McClain might have been content to stick with Uber for his driving fix, but wanted to provide a higher level of care and experience to his clients, on his own terms, to cut out the middle man.

This stark realization, plus a conversation with a friend who worked for Nike, prompted him to venture out on his own. “He inspired my entrepreneurial spirit,” McClain said. “I knew I had the skillset to launch my own company.”

After reading “Shoe Dog” by Phil Knight, Nike’s founder and CEO, McClain decided to “just do it” and moved “full speed ahead” — to borrow slogans from Nike and the Navy.

He immediately launched a search for the right vehicles.

He didn’t want to acquire debt to start TC Black when he bought the Volvo S90, which seats four, in December, and the Escalade, which seats six, two months later.

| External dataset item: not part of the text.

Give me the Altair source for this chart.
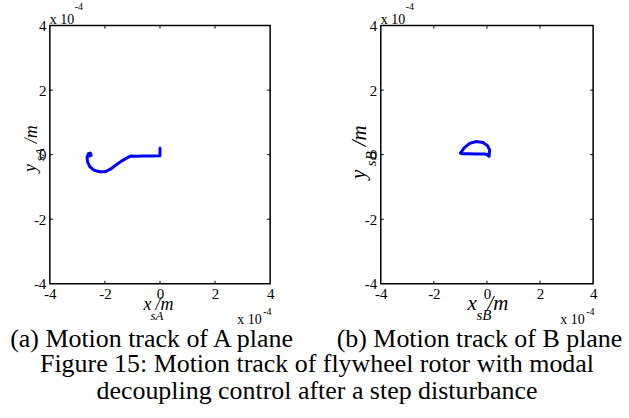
import altair as alt
import pandas as pd

# Rotor centre trajectories (units of 1e-4 m)
xa = [0.00, 0.00, -0.30, -0.60, -0.90, -1.05, -1.20, -1.40, -1.60, -1.80,
      -2.00, -2.20, -2.40, -2.55, -2.63, -2.65, -2.60, -2.53, -2.50, -2.56]
ya = [0.20, -0.03, -0.04, -0.04, -0.05, -0.04, -0.10, -0.20, -0.32, -0.45,
      -0.53, -0.53, -0.48, -0.37, -0.22, -0.08, 0.03, 0.05, -0.02, -0.04]

xb = [0.00, 0.08, 0.10, 0.02, -0.15, -0.40, -0.65, -0.85, -1.00,
      -0.95, -0.70, -0.40, -0.10, 0.05]
yb = [0.00, -0.05, 0.15, 0.28, 0.38, 0.41, 0.35, 0.22, 0.05,
      0.03, 0.03, 0.02, 0.02, 0.00]

tick_values = [-4, -2, 0, 2, 4]
inner_ticks = [-2, 0, 2]

FONT = "Liberation Serif"
BLUE = "#0000ff"
H = 259
one = alt.Data(values=[{}])


def txt(s, x, y, size, italic=False, angle=0, align="left"):
    return alt.Chart(one).mark_text(
        text=s, font=FONT, fontSize=size, color="black",
        fontStyle="italic" if italic else "normal",
        align=align, baseline="alphabetic", angle=angle,
    ).encode(x=alt.value(x), y=alt.value(y))


def panel(xs, ys, width, sub, tfs, sfs, xt, yt):
    df = pd.DataFrame({"x": xs, "y": ys, "i": range(len(xs))})
    tdf = pd.DataFrame({"t": inner_ticks})
    sc = alt.Scale(domain=[-4, 4], nice=False, zero=False)
    ax = dict(values=tick_values, labelExpr="'' + datum.value", title=None,
              ticks=False, domain=False, grid=False, labelFont=FONT,
              labelFontSize=15, labelColor="black", labelFlush=False,
              labelOverlap=False)
    X = alt.X("x:Q", scale=sc, axis=alt.Axis(labelPadding=3, **ax))
    Y = alt.Y("y:Q", scale=sc, axis=alt.Axis(labelPadding=4, **ax))

    track = alt.Chart(df).mark_line(color=BLUE, strokeWidth=3,
                                    strokeJoin="round", strokeCap="round").encode(
        x=X, y=Y, order="i:Q")

    tx = alt.X("t:Q", scale=sc, axis=alt.Axis(labelPadding=3, **ax))
    ty = alt.Y("t:Q", scale=sc, axis=alt.Axis(labelPadding=4, **ax))
    tb = alt.Chart(tdf).mark_rule(color="black", strokeWidth=1)
    ticks = [
        tb.encode(x=tx, y=alt.value(H), y2=alt.value(H - 3)),
        tb.encode(x=tx, y=alt.value(0), y2=alt.value(3)),
        tb.encode(y=ty, x=alt.value(0), x2=alt.value(3)),
        tb.encode(y=ty, x=alt.value(width), x2=alt.value(width - 3)),
    ]

    # exponent markers
    texts = [
        txt("x 10", 0, -2, 14), txt("-4", 25, -16, 10),
        txt("x 10", width - 33, H + 40, 14), txt("-4", width - 7, H + 31, 10),
    ]
    # axis titles x_s?/m and y_s?/m
    texts += [
        txt("x", xt[0], H + 26, tfs, True),
        txt("s" + sub, xt[0] + xt[1], H + 36, sfs, True),
        txt("/m", xt[0] + xt[2], H + 26, tfs, True),
        txt("y", yt[0], yt[1], tfs, True, 270),
        txt("s" + sub, yt[0] + yt[2], yt[1] - yt[3], sfs, True, 270),
        txt("/m", yt[0] + 1, yt[1] - yt[4], tfs, True, 270),
    ]
    return alt.layer(track, *ticks, *texts).properties(width=width, height=H)


left = panel(xa, ya, 221, "A", 18, 13, (94, 7, 12), (-14, 147, 8, 11, 29))
right = panel(xb, yb, 213, "B", 21, 15, (87, 9, 20), (-16, 154, 11, 13, 33))

# page frame that fixes the overall extent of the figure
page = alt.Chart(one).mark_rect(fill="white", fillOpacity=0, strokeOpacity=0).encode(
    x=alt.value(-49), x2=alt.value(580), y=alt.value(-24), y2=alt.value(394))

CAP = 26
left = alt.layer(
    page,
    left,
    txt("(a) Motion track of A plane", 102, 322, CAP, align="center"),
    txt("(b) Motion track of B plane", 431, 322, CAP, align="center"),
    txt("Figure 15: Motion track of flywheel rotor with modal", 268, 348, CAP, align="center"),
    txt("decoupling control after a step disturbance", 268, 375, CAP, align="center"),
)

chart = alt.hconcat(left, right, spacing=111, bounds="flush").properties(
    padding=0,
    background="white",
).configure_view(stroke="black", strokeWidth=1.5)

chart.save("out.html", embed_options={"renderer": "svg", "actions": False})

He paid $60,000 cash for both cars, though it depleted his family’s nest egg.

It’s not cheap to get a new business off the ground and McClain said he’ll measure his initial success by reaching his first goal: to replenish the nest egg.

McClain had to spend $500 to be fully licensed in each of the Tri-Cities and with the state. He spends $5,000 annually on car insurance. Add in car detailing, personalized license plates, gas and membership to Visit Tri-Cities, among other costs, and the bills continue to climb.

But people are beginning to take notice of his new service.

An East Coast limo company contracted with TC Black to drive around a few high-profile clients. (TC Black has on-tarmac privileges at Bergstrom Aircraft in Pasco.)

McClain knows he needs to get his name out there. “It has to be as familiar as Uber,” he said.

Customers will pay more for TC Black’s services and this is intentional.

“I’m upscale from Uber. I’m not trying to compete with Uber,” he said. “But I can guarantee you the quality of ride you have. I picked the vehicles and I keep them clean and can personally vouch for my drivers — something Uber and Lyft can’t say.”

McClain is proud to offer pricing transparency on his website.

TC Black rides can be booked and paid in advance online, guaranteeing 24/7 availability.

The cost for a point-to-point transfer in the Tri-Cities is $40 in the sedan, $50 in the SUV. For a night on the town for a drop-off and return trip, it’s $65 in the sedan, $85 in the SUV.

Hourly rates are $70 for the sedan, $90 for the SUV, with a minimum two-hour booking.

It’s also easy to add a box of Baum’s chocolates when booking online, too. And customers can select their favorite music in advance.

Add in a flight number for an airport reservation and TC Black will track the flight to ensure prompt pickups. Customers also will receive a meet-and-greet with a chauffeur holding up a sign with their name at the airport.

McClain is looking forward to serving wine enthusiasts and has his eye on the upcoming Spring Barrel weekend, April 26-28.

TC Black also has a mind toward community service, having recently kicked off a “Love the Blue” initiative, offering a free “top-notch date night” to a nominated law enforcement officer and his or her spouse. McClain said he’s seeking businesses interested in donating a meal at a local restaurant for winners of this monthly giveaway. He’ll provide the ride.

“I felt like it might be my calling in life to drive people around,” he said. “I love doing this.”

TC Black is the preferred transportation provider for White Glove Weddings, a Kennewick-based wedding and event planner and coordinator.

McClain’s future business plan includes offering a classic car service.

“My goal is to make you happier when you are dropped off than when I picked you up,” he said.